Given problem: From the very first line of the data to the line containing "($(cs)+(-45:487 and 449)$);", retype everything exactly, leaving the pictures behind.

Data section:
---+---

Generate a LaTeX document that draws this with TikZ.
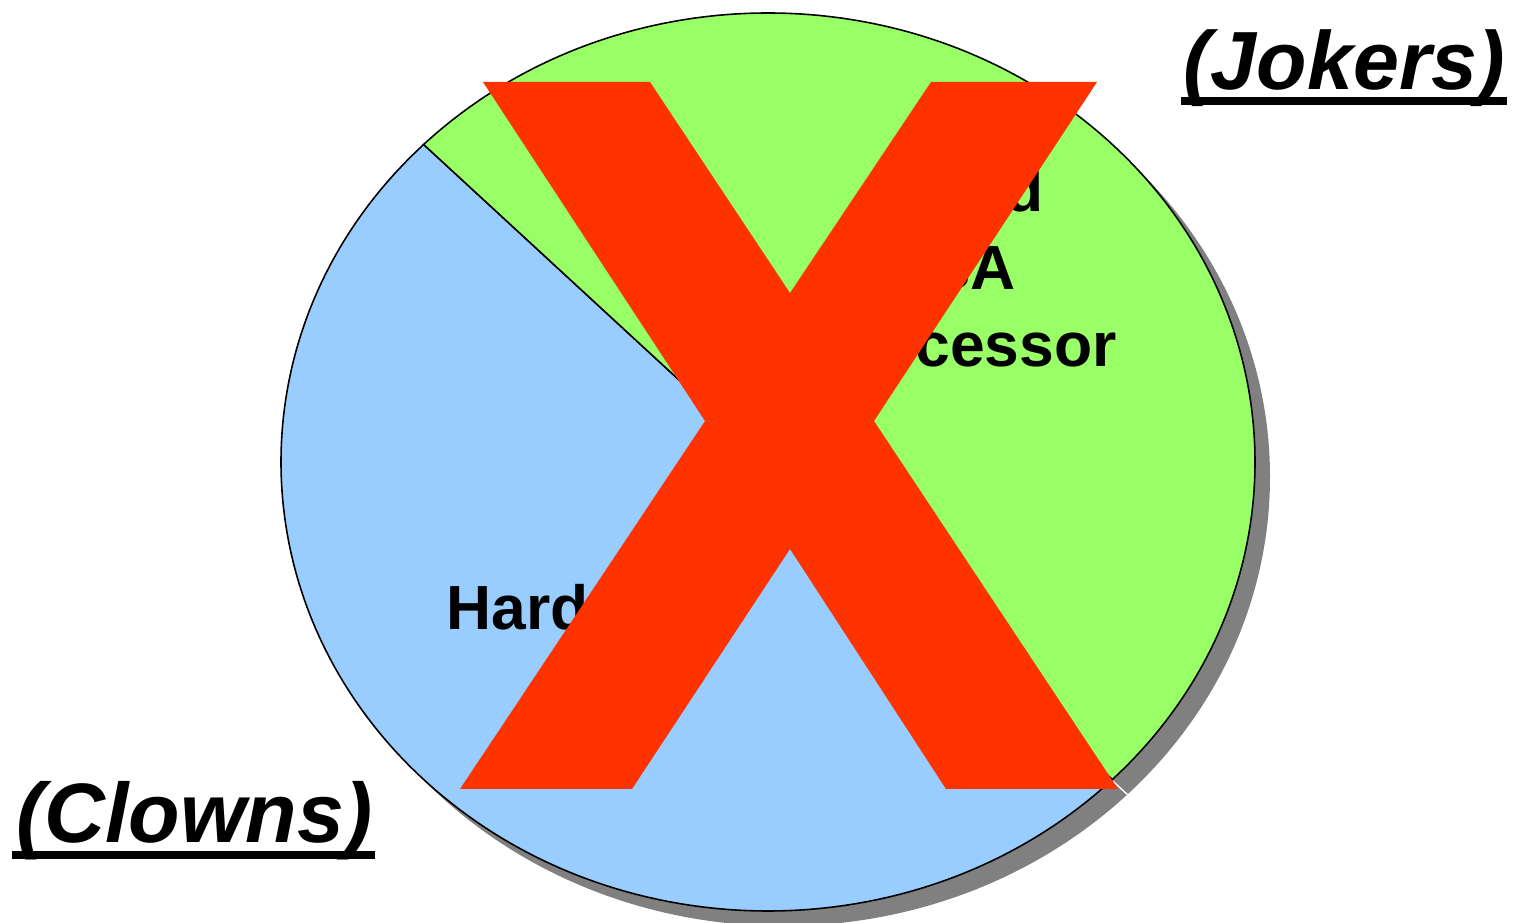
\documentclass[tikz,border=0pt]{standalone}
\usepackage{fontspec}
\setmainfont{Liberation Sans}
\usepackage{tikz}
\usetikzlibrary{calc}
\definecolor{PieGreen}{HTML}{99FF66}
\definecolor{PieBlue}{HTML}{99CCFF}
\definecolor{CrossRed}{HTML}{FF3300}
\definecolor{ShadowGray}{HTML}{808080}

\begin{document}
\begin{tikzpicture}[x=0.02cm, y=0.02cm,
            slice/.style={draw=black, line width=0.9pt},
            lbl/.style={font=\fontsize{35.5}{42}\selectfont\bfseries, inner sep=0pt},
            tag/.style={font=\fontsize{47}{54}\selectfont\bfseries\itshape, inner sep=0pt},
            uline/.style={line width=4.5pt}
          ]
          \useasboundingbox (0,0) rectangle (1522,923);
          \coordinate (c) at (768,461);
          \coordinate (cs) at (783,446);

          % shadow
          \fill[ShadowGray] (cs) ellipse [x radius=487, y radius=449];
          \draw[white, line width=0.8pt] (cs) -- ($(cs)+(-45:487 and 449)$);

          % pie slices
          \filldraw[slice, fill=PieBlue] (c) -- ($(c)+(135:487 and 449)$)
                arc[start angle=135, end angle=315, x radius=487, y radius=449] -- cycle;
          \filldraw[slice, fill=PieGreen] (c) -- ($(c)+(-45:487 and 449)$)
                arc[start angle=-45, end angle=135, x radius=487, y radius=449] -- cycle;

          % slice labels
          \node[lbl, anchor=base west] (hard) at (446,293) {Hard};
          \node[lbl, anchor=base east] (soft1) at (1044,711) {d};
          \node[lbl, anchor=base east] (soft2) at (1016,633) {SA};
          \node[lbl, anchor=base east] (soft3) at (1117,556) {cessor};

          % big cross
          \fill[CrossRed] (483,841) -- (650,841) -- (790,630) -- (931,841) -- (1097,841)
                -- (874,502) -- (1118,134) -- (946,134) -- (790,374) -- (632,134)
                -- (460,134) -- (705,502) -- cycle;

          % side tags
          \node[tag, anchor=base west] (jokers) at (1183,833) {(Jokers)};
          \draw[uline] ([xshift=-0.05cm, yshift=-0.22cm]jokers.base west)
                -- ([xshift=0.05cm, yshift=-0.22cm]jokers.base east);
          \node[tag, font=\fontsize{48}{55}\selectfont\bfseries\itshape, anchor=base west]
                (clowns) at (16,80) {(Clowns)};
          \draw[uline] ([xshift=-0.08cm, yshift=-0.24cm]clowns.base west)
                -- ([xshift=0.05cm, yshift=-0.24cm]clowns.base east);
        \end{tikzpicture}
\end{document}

---+---

Solution for this exercise:
Generate a LaTeX document that draws this with TikZ.
\documentclass[tikz,border=0pt]{standalone}
\usepackage{fontspec}
\setmainfont{Liberation Sans}
\usepackage{tikz}
\usetikzlibrary{calc}
\definecolor{PieGreen}{HTML}{99FF66}
\definecolor{PieBlue}{HTML}{99CCFF}
\definecolor{CrossRed}{HTML}{FF3300}
\definecolor{ShadowGray}{HTML}{808080}

\begin{document}
\begin{tikzpicture}[x=0.02cm, y=0.02cm,
            slice/.style={draw=black, line width=0.9pt},
            lbl/.style={font=\fontsize{35.5}{42}\selectfont\bfseries, inner sep=0pt},
            tag/.style={font=\fontsize{47}{54}\selectfont\bfseries\itshape, inner sep=0pt},
            uline/.style={line width=4.5pt}
          ]
          \useasboundingbox (0,0) rectangle (1522,923);
          \coordinate (c) at (768,461);
          \coordinate (cs) at (783,446);

          % shadow
          \fill[ShadowGray] (cs) ellipse [x radius=487, y radius=449];
          \draw[white, line width=0.8pt] (cs) -- ($(cs)+(-45:487 and 449)$);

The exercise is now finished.